The sun sizzled red in the sky as the front gate to the compound hissed open. Matthew squinted into the glare and checked his wrist meter. The temperature read 120 degrees Fahrenheit. Even with his radiation suit on he could feel sweat trickling down his neck, his skin beginning to burn under the solar radiation. Matthew gave a glance at the two others who were with him, his best friends Silas and Adam. Then, armored against the sun, they stepped out onto the cracked ground and began trudging toward the freeway.
Decades before, thousands of cars had streamed in and out of the city on this road, but now it was completely empty. The three boys gazed up at the fading billboards as they walked, signs advertising businesses that once catered to travelers: gas stations, restaurants, hotels. In the far distance, the towering skyscrapers of the city loomed on the horizon, the tips of the buildings wreathed in smog. Every few minutes, a transport train slid by on a track between the two lanes of the abandoned highway, windows tinted black against the sun.
Soon, panting, their skin burning, the boys found a station where they could catch the next train into the city.
At the station, a homeless man without a radiation suit was slumped over a bench.
“Give me your suit,” he grunted, putting his hand on Silas’s arm.
“No,” Silas said, pulling away. “Get your own.”
“Come on,” said the man. “Just for a few minutes. I’ll give it right back.”
Sweat poured from the man’s body and soaked through his yellowed shirt. His uncovered skin was beet-red and knotted through with black dabs of cancer. Matthew looked away, his stomach lurching with the sudden fear that the man would drop dead before their eyes.
At that moment, a transport train came sliding down the track toward them. It drew to a stop and the doors hissed open.
Silas stepped on first, then Matthew.
“Two for the Core,” Silas said, then jerked his thumb over his shoulder. “I’m getting his fare.”

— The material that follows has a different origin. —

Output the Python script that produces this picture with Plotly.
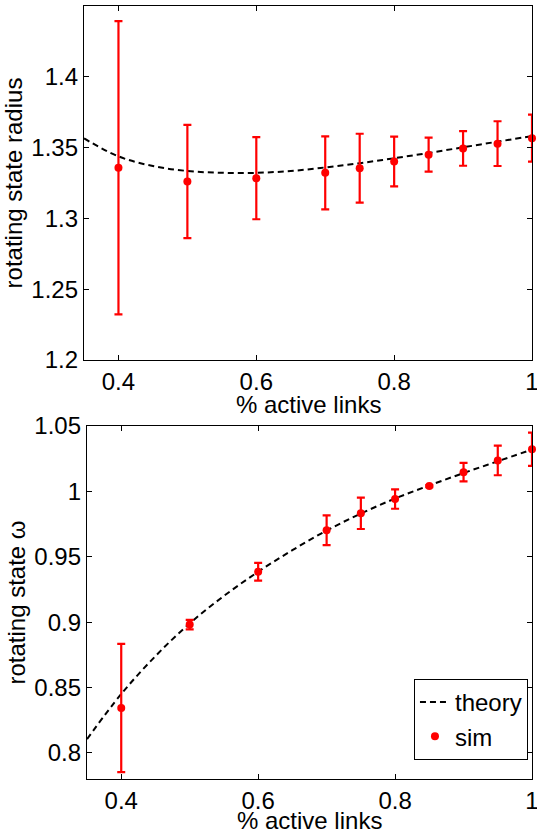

“No,” Matthew said. “Let me pay for myself.”
Silas shook his head. “No way. You’re not paying for anything tonight.”
Matthew opened his mouth again to object, but Silas had already stripped back the sleeve of his radiation suit and passed his bare forearm below the scanner. His ident photo blinked on the screen, along with his account balance, showing a debt of more than 7,000 units. Matthew quickly glanced away and walked down the aisle, pretending not to have seen.
Silas took a seat next to Matthew as Adam paid his own fare. When it was the homeless man’s turn, he held out his arm and the screen blinked red: a negative balance of nearly 100,000 units.
The driver shook his head.
“No,” he said. “Too much debt. You can’t ride.”
The homeless man pleaded, his voice rising. “Please. Please, I can’t go back out there. You don’t understand. You have a suit. I have nothing!”
The driver stood and put one gloved hand on the homeless man’s arm, tried to guide him off the transport.
“No, don’t! I can find the money.” His eyes darted around the compartment, his face pleading. “One of these boys can pay for me!”
Silas and Adam looked into their laps, but Matthew didn’t look away.
The driver pushed at the homeless man harder, finally shoving him through the open doors. The homeless man’s heel caught on a crumbled piece of concrete, and he stumbled backward onto the platform.
The transport jerked forward, and Matthew turned his eyes to the front of the transport, did his best to put it out of his mind. Tried not to think about whether the homeless man would still be there when they got back, in the exact same spot: dead, his skin baking to a cracked brown in the merciless sun.
At that moment, Matthew couldn’t wait to ship off to space. To leave Earth behind. To get as far away as possible from this godforsaken, dying planet.